Slovenia’s Agriculture Minister Aleksandra Pivec proposed an alternative solution, stating that national authorities should decide on the possible exemptions themselves, in line with the principle of subsidiarity.

Broad support for eco-schemes and AECM funding

As outlined in the Commission’s reform plans, member states will also need to set out their own mix of mandatory and voluntary environmental measures in their national Strategic Plans.

Under Pillar 1 (direct payments), national authorities would have to make annual eco-schemes available to provide financial support for farmers who adopt “simple” environmental and climate practices such as the application of flower strips.

At the meeting, a majority of Agriculture Ministers backed the plan to make the implementation of the schemes mandatory for member states but voluntary for farmers, with the exception of a few delegates (Croatia, Finland, Poland and Slovenia).

Some nevertheless added that the eco-schemes should be exempt from the proposed capping measure (Czechia, Germany, Greece, Slovakia and Slovenia).

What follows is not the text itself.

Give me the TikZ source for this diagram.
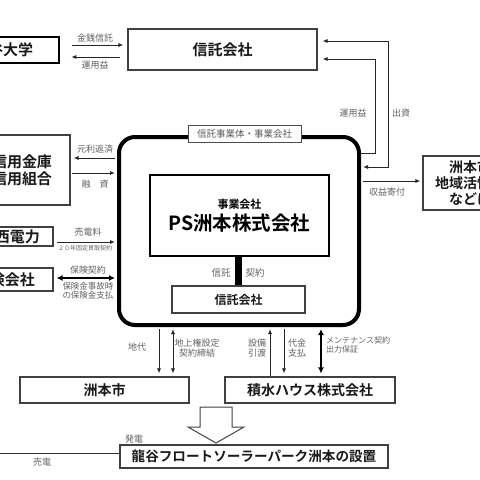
\documentclass[tikz,border=0pt]{standalone}
\usepackage{fontspec}
\setmainfont{Noto Sans CJK JP}[BoldFont={Noto Sans CJK JP Bold}]
\usetikzlibrary{arrows.meta}
\newcommand\myfs[1]{\fontsize{#1}{#1}\selectfont}
\tikzset{
  thinbox/.style={draw=black!75, line width=1.1pt, inner sep=0pt, text=black!90, font=\bfseries\myfs{15}},
  lbl/.style={text=black!62, inner sep=0pt, font=\myfs{9}, align=center},
  arr/.style={draw=black!85, line width=0.9pt, -{Latex[length=5pt,width=4pt]}},
  arrboth/.style={draw=black!85, line width=0.9pt, {Latex[length=5pt,width=4pt]}-{Latex[length=5pt,width=4pt]}},
  thickboth/.style={draw=black, line width=2.2pt, {Latex[length=6pt,width=6pt]}-{Latex[length=6pt,width=6pt]}},
  plainline/.style={draw=black!80, line width=0.9pt}
}
\begin{document}
\begin{tikzpicture}[x=1pt,y=-1pt]
\useasboundingbox (0,0) rectangle (480,480);
% boxes
\node[thinbox, line width=2.6pt, draw=black, minimum width=112pt, minimum height=26pt] (ryu) at (3,50) {龍谷大学};
\node[thinbox, minimum width=189pt, minimum height=41pt] (trustTop) at (222.5,49.5) {信託会社};
\node[thinbox, minimum width=96pt, minimum height=70pt, align=center, font=\bfseries\myfs{15}] (bank) at (22,170) {信用金庫\\[2pt]信用組合};
\node[thinbox, minimum width=86pt, minimum height=19pt] (elec) at (10,236.5) {関西電力};
\node[thinbox, minimum width=96pt, minimum height=23pt] (ins) at (5,279.5) {保険会社};
\node[thinbox, minimum width=94pt, minimum height=54pt, align=center, font=\bfseries\myfs{14}] (rbox) at (470,183) {洲本市\\[2pt]地域活性化\\[2pt]などに};
% main rounded box
\node[draw=black, line width=4pt, rounded corners=16pt, minimum width=240pt, minimum height=188pt, inner sep=0pt] (main) at (239,231) {};
\node[draw=black!70, line width=0.8pt, fill=white, minimum width=113pt, minimum height=17pt, inner sep=0pt, text=black!65, font=\myfs{9.5}] (tag) at (244.5,133.5) {信託事業体・事業会社};
\node[draw=black, line width=2.6pt, minimum width=179pt, minimum height=81pt, inner sep=0pt, align=center, text=black] (ps) at (239.5,215.5) {{\bfseries\myfs{11}事業会社}\\[3pt]{\bfseries\myfs{19.5}PS洲本株式会社}};
\node[thinbox, line width=1.2pt, minimum width=133pt, minimum height=27pt, font=\bfseries\myfs{12}] (trustIn) at (238.5,299.5) {信託会社};
\draw[line width=7pt, black] (ps.south -| 238,0) -- (trustIn.north -| 238,0);
\node[lbl, font=\myfs{9.5}] (lshin) at (221,273) {信託};
\node[lbl, font=\myfs{9.5}] (lkei) at (255,273) {契約};
% bottom boxes
\node[thinbox, minimum width=169pt, minimum height=26pt, font=\bfseries\myfs{14}] (city) at (104.5,390) {洲本市};
\node[thinbox, minimum width=170pt, minimum height=26pt, font=\bfseries\myfs{14}] (seki) at (310,390) {積水ハウス株式会社};
\node[thinbox, minimum width=268pt, minimum height=23pt, font=\bfseries\myfs{13.6}] (solar) at (254,456.5) {龍谷フロートソーラーパーク洲本の設置};
% hollow arrow
\draw[black!75, line width=1pt, fill=white] (200,407) -- (232,407) -- (232,427) -- (244,427) -- (216,443) -- (188,427) -- (200,427) -- cycle;
% top connectors
\draw[arr, shorten <=12pt, shorten >=4pt] (ryu.east |- 0,45) -- (trustTop.west |- 0,45);
\draw[arr, shorten <=7pt, shorten >=11pt] (trustTop.west |- 0,57) -- (ryu.east |- 0,57);
\node[lbl] (lkin) at (95,38) {金銭信託};
\node[lbl] (lunyo1) at (95,65) {運用益};
\draw[arrboth, shorten <=5pt, shorten >=2pt] (trustTop.east |- 0,41) -| (388,167) -- (main.east |- 0,167);
\draw[arr, shorten >=5pt] (main.east |- 0,153) -| (375,59) -- (trustTop.east |- 0,59);
\node[lbl] (lunyo2) at (353,113) {運用益};
\node[lbl] (lshus) at (401,113) {出資};
% right
\draw[arr, shorten <=2pt, shorten >=2pt] (main.east |- 0,181) -- (rbox.west |- 0,181);
\node[lbl] (lkifu) at (387,192) {収益寄付};
% left connectors
\draw[arr, shorten <=2pt, shorten >=3pt] (main.west |- 0,158) -- (bank.east |- 0,158);
\node[lbl] (lganri) at (95,149) {元利返済};
\draw[arr, shorten <=1pt, shorten >=2pt] (bank.east |- 0,173) -- (main.west |- 0,173);
\node[lbl] (lyushi) at (95,184) {融　資};
\draw[arr, shorten <=3pt, shorten >=2pt] (elec.east |- 0,242) -- (main.west |- 0,242);
\node[lbl] (lbaiden) at (88,232) {売電料};
\node[lbl, font=\myfs{6}] (l20) at (85,248) {２０年固定買取契約};
\draw[thickboth, shorten <=3pt, shorten >=2pt] (ins.east |- 0,278) -- (main.west |- 0,278);
\node[lbl] (lhoken) at (88,270) {保険契約};
\node[lbl, font=\myfs{8.5}] (lhoken2) at (88,291) {保険金事故時\\[1pt]の保険金支払};
% bottom connectors
\draw[arr, shorten <=2pt, shorten >=3pt] (main.south -| 159,0) -- (city.north -| 159,0);
\draw[arrboth, shorten <=2pt, shorten >=3pt] (main.south -| 173,0) -- (city.north -| 173,0);
\node[lbl] (lchidai) at (137,347) {地代};
\node[lbl] (lchijo) at (197,348) {地上権設定\\[1pt]契約締結};
\draw[arr, shorten >=2pt] (seki.north -| 270,0) -- (main.south -| 270,0);
\draw[arr, shorten <=2pt, shorten >=3pt] (main.south -| 284,0) -- (seki.north -| 284,0);
\node[lbl] (lsetsubi) at (257,348) {設備\\[1pt]引渡};
\node[lbl] (ldaikin) at (297,348) {代金\\[1pt]支払};
\draw[thickboth, shorten <=2pt, shorten >=3pt] (main.south -| 321,0) -- (seki.north -| 321,0);
\node[lbl, font=\myfs{8}, anchor=west, align=left] (lmaint) at (326,345) {メンテナンス契約\\[1pt]出力保証};
% bottom line
\coordinate (leftend) at (-10,453);
\draw[plainline] (solar.west |- 0,453) -- (leftend);
\node[lbl] (lhatsu) at (134,439) {発電};
\node[lbl] (lbai) at (42,462) {売電};
\end{tikzpicture}
\end{document}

Nearly all of the Ministers also agreed to reserve at least 30% of the Rural Development budget (Pillar 2) for voluntary agri-environment-climate measures (AECMs) under Pillar 2, which would reward more “dark green” multi-annual actions such as the conversion to organic farming.

Only Estonia’s Rural Affairs Minister Tarmo Tamm said that “15% of the funds is enough”, while the Netherland’s Carola Schouten advocated for an ever higher allocation than 30%.

Some member states also asked for these calculations for the 30% share to include the support for Areas of Natural Constraints (ANCs).

Furthermore, a number of delegations – Cyprus, Czechia, France, Hungary Ireland, Lithuania, Poland, Portugal, Slovakia – stressed that the higher level of climate and environmental ambitions must be reflected in an adequate budget for the post-2020 CAP, with Polish Minister Krzysztof Ardanowski remarking that “farmers cannot do more with less money."

“Best hope for the future of our planet”

Speaking to ministers at the start of the Council, EU Agriculture Commissioner Phil Hogan had called the agri-environmental framework the “cornerstone of the European Commission’s future CAP proposal.”

Referring to the Paris Climate Agreement and the UN’s Sustainable Development Goals (SDGs), the farming chief declared: “In my view, the need for aiming higher has never been more urgent.”

The Irishman stressed again that the new plans would be a “game-changer” in terms of increasing the policy’s ambition on climate and environment measures.

“I believe our proposals for the future CAP and Horizon Europe represent the best hope for the future of our planet,” he reiterated. “They acknowledge that the environmental and climate challenges remain significant and see farmers and rural communities as being part of the solution rather than part of the problem."

The Commissioner also warned that he needs “a clear signal from the Ministers that this will be at the heart of the CAP”, otherwise it would be difficult to justify an adequate budget for the post-2020 CAP in the ongoing negotiations on the next Multi-annual Financial Framework (MFF).

Hogan already defended his blueprint for the new “green architecture” at the meeting of the AGRIFISH Council on January 28, in an attempt to ease mounting opposition against his plans for a more ambitious agri-environmental framework.

At a previous Council meeting in July last year, eight national ministers started to push the EU executive to lower the CAP’s common environmental requirements and give member states more freedom to adopt their own tailor-made measures.